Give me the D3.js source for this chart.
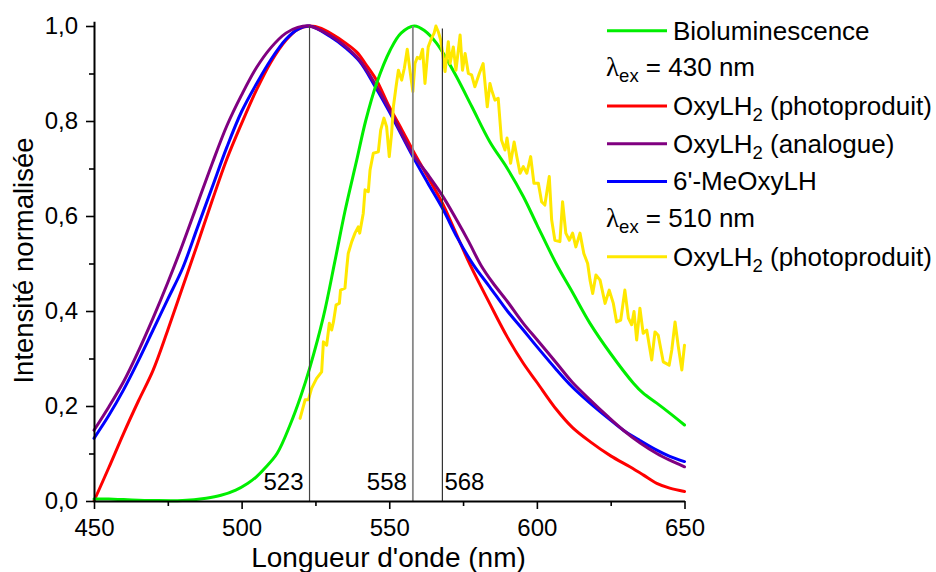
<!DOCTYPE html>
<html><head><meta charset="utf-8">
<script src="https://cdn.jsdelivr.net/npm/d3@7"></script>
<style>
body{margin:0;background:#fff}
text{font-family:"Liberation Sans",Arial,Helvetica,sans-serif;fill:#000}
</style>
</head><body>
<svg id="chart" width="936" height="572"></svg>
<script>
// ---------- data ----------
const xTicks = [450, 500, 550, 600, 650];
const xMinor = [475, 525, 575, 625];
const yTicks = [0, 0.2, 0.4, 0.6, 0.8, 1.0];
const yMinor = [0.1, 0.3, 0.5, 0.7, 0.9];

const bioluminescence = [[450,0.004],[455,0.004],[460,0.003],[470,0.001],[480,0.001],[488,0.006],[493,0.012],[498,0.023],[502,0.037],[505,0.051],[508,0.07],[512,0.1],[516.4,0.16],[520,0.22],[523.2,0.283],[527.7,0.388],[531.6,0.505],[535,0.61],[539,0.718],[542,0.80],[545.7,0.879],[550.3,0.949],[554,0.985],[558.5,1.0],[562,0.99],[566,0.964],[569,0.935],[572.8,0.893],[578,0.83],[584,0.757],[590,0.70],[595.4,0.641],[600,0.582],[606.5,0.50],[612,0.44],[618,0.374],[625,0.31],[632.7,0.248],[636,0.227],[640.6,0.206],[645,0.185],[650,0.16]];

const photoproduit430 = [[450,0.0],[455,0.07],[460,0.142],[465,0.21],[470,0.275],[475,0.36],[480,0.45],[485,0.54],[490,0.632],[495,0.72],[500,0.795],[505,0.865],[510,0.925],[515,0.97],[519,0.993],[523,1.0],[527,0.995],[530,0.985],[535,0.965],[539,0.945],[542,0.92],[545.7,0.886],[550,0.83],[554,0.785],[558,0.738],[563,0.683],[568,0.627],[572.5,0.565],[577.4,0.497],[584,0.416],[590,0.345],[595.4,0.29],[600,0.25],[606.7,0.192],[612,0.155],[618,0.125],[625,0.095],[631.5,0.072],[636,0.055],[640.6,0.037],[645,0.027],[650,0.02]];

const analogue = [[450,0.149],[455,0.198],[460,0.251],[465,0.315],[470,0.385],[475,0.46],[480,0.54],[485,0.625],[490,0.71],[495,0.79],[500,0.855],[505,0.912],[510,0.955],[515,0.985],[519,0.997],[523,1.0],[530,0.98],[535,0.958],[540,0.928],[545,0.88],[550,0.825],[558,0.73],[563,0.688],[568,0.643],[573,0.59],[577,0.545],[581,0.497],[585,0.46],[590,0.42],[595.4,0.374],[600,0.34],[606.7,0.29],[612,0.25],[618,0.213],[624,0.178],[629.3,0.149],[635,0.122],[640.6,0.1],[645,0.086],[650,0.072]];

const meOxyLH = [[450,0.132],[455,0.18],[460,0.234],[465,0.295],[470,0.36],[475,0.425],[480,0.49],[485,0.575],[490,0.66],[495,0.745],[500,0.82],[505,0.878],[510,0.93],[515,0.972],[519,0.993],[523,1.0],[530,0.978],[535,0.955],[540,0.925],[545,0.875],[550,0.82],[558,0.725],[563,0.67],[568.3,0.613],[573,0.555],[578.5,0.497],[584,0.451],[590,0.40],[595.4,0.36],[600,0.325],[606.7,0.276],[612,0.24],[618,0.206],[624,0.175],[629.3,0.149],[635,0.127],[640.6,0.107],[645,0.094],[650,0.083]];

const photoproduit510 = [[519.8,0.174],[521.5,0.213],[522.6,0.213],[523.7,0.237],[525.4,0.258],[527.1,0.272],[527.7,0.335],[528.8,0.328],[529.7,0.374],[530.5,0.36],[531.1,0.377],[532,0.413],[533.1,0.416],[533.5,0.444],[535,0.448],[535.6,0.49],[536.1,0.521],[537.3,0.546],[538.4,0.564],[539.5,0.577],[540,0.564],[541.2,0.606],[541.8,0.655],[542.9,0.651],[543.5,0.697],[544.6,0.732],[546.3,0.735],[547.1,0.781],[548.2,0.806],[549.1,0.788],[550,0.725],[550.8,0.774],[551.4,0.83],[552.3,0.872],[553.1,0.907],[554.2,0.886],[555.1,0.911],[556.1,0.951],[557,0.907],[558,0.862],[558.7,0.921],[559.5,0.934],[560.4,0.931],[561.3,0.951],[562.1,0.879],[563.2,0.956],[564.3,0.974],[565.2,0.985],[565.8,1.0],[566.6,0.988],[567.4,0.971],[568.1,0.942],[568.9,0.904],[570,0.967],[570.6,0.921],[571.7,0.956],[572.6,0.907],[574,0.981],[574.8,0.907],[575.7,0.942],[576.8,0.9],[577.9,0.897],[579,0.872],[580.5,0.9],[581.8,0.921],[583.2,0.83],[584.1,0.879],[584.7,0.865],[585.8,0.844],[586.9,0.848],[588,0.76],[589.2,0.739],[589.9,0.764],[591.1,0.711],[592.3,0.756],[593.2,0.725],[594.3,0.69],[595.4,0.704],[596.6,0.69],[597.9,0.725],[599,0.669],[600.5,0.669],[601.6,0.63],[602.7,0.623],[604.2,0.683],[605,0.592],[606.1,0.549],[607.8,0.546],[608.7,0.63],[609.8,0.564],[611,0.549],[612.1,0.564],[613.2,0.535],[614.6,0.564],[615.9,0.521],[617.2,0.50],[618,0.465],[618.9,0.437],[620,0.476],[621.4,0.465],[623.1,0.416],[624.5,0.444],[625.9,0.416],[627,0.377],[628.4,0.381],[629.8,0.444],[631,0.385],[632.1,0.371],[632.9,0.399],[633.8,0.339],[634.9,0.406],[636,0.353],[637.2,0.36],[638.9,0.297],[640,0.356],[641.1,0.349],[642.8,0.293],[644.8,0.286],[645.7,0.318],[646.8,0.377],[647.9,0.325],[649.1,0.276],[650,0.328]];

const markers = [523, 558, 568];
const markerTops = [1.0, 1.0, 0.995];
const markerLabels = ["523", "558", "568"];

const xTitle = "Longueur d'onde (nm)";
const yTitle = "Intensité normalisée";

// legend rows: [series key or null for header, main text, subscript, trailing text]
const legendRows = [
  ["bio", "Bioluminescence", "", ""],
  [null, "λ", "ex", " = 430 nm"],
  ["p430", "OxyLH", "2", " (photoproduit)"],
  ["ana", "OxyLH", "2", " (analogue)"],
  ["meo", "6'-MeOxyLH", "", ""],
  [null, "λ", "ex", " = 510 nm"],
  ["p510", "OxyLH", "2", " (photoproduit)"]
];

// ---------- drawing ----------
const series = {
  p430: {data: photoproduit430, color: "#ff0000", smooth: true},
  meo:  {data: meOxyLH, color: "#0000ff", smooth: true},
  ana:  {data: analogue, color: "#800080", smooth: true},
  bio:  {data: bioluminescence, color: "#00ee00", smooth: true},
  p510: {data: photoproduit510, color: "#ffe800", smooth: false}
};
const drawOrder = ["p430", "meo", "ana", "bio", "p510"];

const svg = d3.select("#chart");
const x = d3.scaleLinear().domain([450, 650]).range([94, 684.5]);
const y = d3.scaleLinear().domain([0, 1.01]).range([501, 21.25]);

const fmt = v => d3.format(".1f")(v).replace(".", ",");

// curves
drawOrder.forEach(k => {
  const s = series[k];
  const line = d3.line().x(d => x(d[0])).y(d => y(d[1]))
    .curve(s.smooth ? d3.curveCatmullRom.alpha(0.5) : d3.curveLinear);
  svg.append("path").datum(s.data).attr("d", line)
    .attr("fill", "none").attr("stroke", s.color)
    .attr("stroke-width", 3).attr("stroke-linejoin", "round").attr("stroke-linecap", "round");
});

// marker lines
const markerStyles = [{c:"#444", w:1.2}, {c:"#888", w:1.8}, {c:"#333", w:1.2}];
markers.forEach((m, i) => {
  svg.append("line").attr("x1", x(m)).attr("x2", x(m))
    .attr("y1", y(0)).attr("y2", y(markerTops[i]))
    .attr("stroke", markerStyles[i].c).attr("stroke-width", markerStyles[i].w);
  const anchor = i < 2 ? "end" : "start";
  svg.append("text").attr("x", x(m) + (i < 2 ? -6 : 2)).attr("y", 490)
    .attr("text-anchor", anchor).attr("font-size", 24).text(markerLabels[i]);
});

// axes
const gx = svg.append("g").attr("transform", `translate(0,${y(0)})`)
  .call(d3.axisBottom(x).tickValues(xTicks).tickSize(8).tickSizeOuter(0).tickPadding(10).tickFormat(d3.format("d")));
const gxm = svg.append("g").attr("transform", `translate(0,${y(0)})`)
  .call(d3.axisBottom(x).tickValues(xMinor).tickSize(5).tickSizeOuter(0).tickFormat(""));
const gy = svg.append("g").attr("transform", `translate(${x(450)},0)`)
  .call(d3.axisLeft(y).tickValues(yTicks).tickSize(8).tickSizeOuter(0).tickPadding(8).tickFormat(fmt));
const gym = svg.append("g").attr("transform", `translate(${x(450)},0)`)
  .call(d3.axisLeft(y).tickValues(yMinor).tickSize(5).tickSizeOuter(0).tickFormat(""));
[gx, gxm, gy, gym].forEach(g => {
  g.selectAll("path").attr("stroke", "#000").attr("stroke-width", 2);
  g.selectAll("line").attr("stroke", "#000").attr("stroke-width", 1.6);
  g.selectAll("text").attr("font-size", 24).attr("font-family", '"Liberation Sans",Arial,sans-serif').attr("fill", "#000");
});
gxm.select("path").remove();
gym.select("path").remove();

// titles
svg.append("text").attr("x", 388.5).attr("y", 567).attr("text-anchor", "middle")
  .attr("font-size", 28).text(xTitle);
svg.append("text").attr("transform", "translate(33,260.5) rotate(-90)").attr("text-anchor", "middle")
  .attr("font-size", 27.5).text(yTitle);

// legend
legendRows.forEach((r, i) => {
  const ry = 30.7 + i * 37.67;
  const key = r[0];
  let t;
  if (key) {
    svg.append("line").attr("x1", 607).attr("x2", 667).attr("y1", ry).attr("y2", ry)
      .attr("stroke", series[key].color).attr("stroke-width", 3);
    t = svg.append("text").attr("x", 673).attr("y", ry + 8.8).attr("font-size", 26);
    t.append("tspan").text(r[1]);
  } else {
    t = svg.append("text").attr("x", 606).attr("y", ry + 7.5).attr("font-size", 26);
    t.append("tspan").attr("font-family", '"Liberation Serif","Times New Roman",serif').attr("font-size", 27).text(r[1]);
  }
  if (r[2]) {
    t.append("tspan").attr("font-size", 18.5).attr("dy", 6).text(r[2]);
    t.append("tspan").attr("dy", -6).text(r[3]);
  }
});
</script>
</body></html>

SHORT TASK. Without the pictures, return the listing above from its first line through the line that has "const yMinor = [0.1, 0.3, 0.5, 0.7, 0.9];".

THE COMPLETED TASK.
Give me the D3.js source for this chart.
<!DOCTYPE html>
<html><head><meta charset="utf-8">
<script src="https://cdn.jsdelivr.net/npm/d3@7"></script>
<style>
body{margin:0;background:#fff}
text{font-family:"Liberation Sans",Arial,Helvetica,sans-serif;fill:#000}
</style>
</head><body>
<svg id="chart" width="936" height="572"></svg>
<script>
// ---------- data ----------
const xTicks = [450, 500, 550, 600, 650];
const xMinor = [475, 525, 575, 625];
const yTicks = [0, 0.2, 0.4, 0.6, 0.8, 1.0];
const yMinor = [0.1, 0.3, 0.5, 0.7, 0.9];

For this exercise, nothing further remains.